Developing measures of curiosity, such as Stanford University’s MAGIC research initiative, which aims to design performance-based assessment tasks to measure students’ curiosity and creative thinking.
When early childhood models of learning—where curiosity is protected, relationships are central, and time follows the child—are extended through K–12, all students benefit. But students facing systemic barriers benefit most. Inquiry-based, relationally responsive teaching narrows achievement gaps precisely because it addresses the conditions under which all brains learn best (Freeman et al., 2014; Immordino-Yang et al., 2019).
Humanity’s Competitive Advantage
We have entered an era in which artificial intelligence can retrieve information, solve equations, summarize texts, and generate explanations in seconds. But AI cannot wonder. It cannot feel the pull of the unknown or discern which questions are meaningful, ethical, or worth pursuing. The more powerful AI becomes, the more essential human curiosity becomes.

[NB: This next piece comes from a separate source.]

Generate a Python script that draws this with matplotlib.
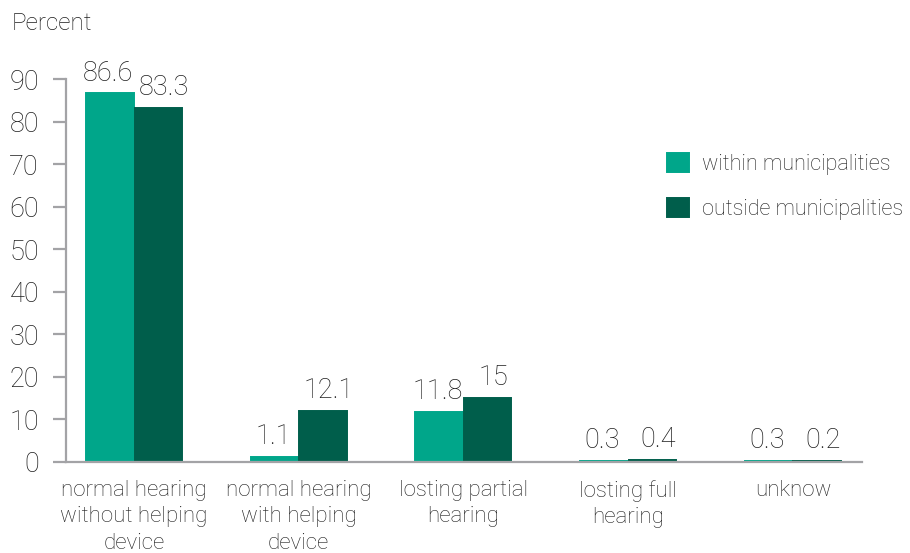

To ignite that curiosity, we must rehumanize learning: more connection, more trust, more room to wonder aloud. When children feel seen, safe, and invited to explore, their brains do exactly what they were designed to do—seek, connect, and grow.
This requires extending the wisdom of early childhood education upward, recognizing that a 12-year-old’s brain still needs what a 3-year-old’s brain needs: relational safety, unhurried time to explore, and adults who believe their questions matter. And it requires insisting that curiosity-rich learning is not a luxury for affluent schools, but a civil right for every child, in every community.
In the end, perhaps the most transformative words an educator or parent can offer are also the simplest: “I see you. Let’s wonder together.”